■ YOUR TASK ■
With the pictures left out, copy the listing below exactly.

■ GIVEN INFORMATION ■
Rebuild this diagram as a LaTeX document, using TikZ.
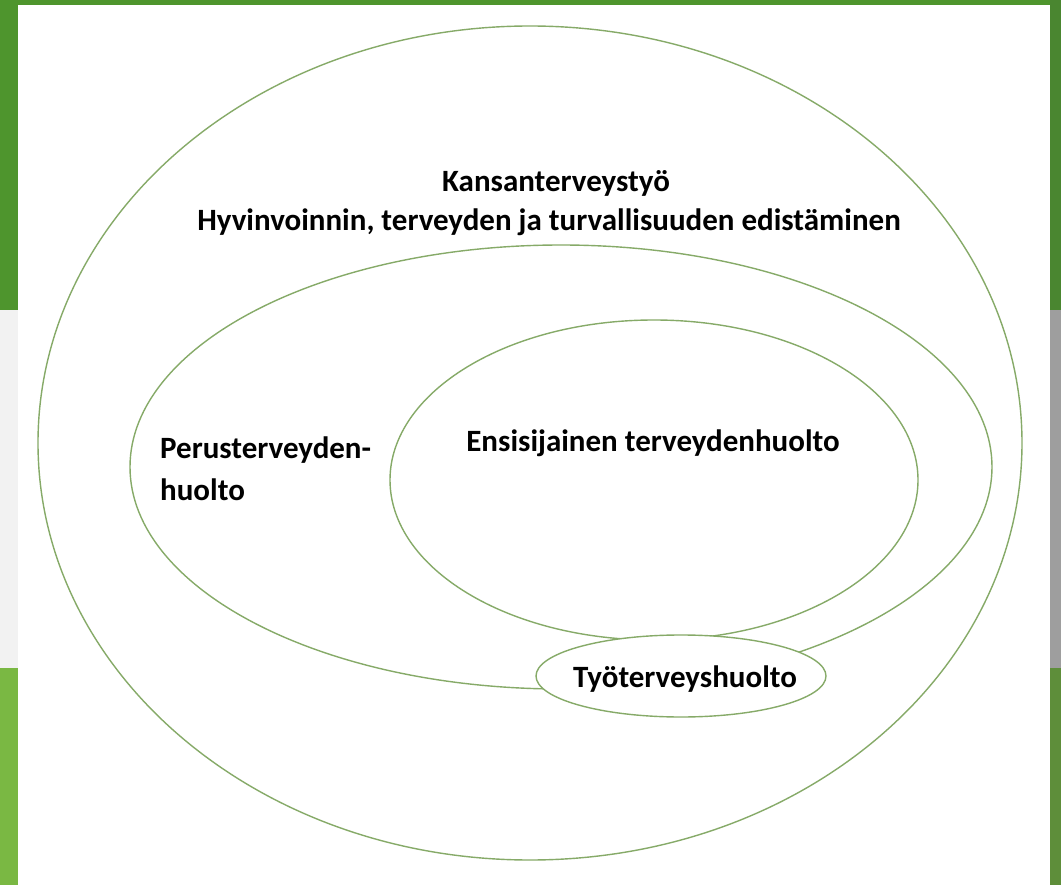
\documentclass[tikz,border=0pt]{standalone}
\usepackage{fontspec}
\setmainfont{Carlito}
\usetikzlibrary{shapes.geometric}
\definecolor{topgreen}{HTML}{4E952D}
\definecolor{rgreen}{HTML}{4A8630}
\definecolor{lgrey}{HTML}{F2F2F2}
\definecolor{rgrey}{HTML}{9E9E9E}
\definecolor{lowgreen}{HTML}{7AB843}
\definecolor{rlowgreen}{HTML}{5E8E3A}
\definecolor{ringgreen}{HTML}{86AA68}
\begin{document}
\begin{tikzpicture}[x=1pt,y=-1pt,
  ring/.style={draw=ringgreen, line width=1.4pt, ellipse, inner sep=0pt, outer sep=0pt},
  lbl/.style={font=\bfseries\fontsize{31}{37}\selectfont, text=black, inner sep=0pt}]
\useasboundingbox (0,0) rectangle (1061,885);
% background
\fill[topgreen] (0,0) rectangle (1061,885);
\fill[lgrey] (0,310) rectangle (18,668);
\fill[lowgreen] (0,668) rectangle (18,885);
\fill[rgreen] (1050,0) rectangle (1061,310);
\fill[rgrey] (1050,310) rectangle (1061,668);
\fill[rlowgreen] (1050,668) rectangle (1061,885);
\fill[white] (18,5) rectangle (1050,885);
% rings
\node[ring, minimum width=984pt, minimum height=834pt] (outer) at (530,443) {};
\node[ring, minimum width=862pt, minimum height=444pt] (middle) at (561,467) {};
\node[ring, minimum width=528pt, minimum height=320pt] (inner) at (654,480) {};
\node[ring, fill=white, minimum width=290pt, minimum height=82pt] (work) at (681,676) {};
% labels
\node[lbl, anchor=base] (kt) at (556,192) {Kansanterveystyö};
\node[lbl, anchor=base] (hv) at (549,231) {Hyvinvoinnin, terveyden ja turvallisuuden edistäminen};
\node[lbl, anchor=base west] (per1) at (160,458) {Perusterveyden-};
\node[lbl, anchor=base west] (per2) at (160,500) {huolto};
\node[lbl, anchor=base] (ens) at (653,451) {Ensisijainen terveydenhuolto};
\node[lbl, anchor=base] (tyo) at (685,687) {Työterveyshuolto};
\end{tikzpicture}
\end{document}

■ EXPECTED OUTPUT ■
Rebuild this diagram as a LaTeX document, using TikZ.
\documentclass[tikz,border=0pt]{standalone}
\usepackage{fontspec}
\setmainfont{Carlito}
\usetikzlibrary{shapes.geometric}
\definecolor{topgreen}{HTML}{4E952D}
\definecolor{rgreen}{HTML}{4A8630}
\definecolor{lgrey}{HTML}{F2F2F2}
\definecolor{rgrey}{HTML}{9E9E9E}
\definecolor{lowgreen}{HTML}{7AB843}
\definecolor{rlowgreen}{HTML}{5E8E3A}
\definecolor{ringgreen}{HTML}{86AA68}
\begin{document}
\begin{tikzpicture}[x=1pt,y=-1pt,
  ring/.style={draw=ringgreen, line width=1.4pt, ellipse, inner sep=0pt, outer sep=0pt},
  lbl/.style={font=\bfseries\fontsize{31}{37}\selectfont, text=black, inner sep=0pt}]
\useasboundingbox (0,0) rectangle (1061,885);
% background
\fill[topgreen] (0,0) rectangle (1061,885);
\fill[lgrey] (0,310) rectangle (18,668);
\fill[lowgreen] (0,668) rectangle (18,885);
\fill[rgreen] (1050,0) rectangle (1061,310);
\fill[rgrey] (1050,310) rectangle (1061,668);
\fill[rlowgreen] (1050,668) rectangle (1061,885);
\fill[white] (18,5) rectangle (1050,885);
% rings
\node[ring, minimum width=984pt, minimum height=834pt] (outer) at (530,443) {};
\node[ring, minimum width=862pt, minimum height=444pt] (middle) at (561,467) {};
\node[ring, minimum width=528pt, minimum height=320pt] (inner) at (654,480) {};
\node[ring, fill=white, minimum width=290pt, minimum height=82pt] (work) at (681,676) {};
% labels
\node[lbl, anchor=base] (kt) at (556,192) {Kansanterveystyö};
\node[lbl, anchor=base] (hv) at (549,231) {Hyvinvoinnin, terveyden ja turvallisuuden edistäminen};
\node[lbl, anchor=base west] (per1) at (160,458) {Perusterveyden-};
\node[lbl, anchor=base west] (per2) at (160,500) {huolto};
\node[lbl, anchor=base] (ens) at (653,451) {Ensisijainen terveydenhuolto};
\node[lbl, anchor=base] (tyo) at (685,687) {Työterveyshuolto};
\end{tikzpicture}
\end{document}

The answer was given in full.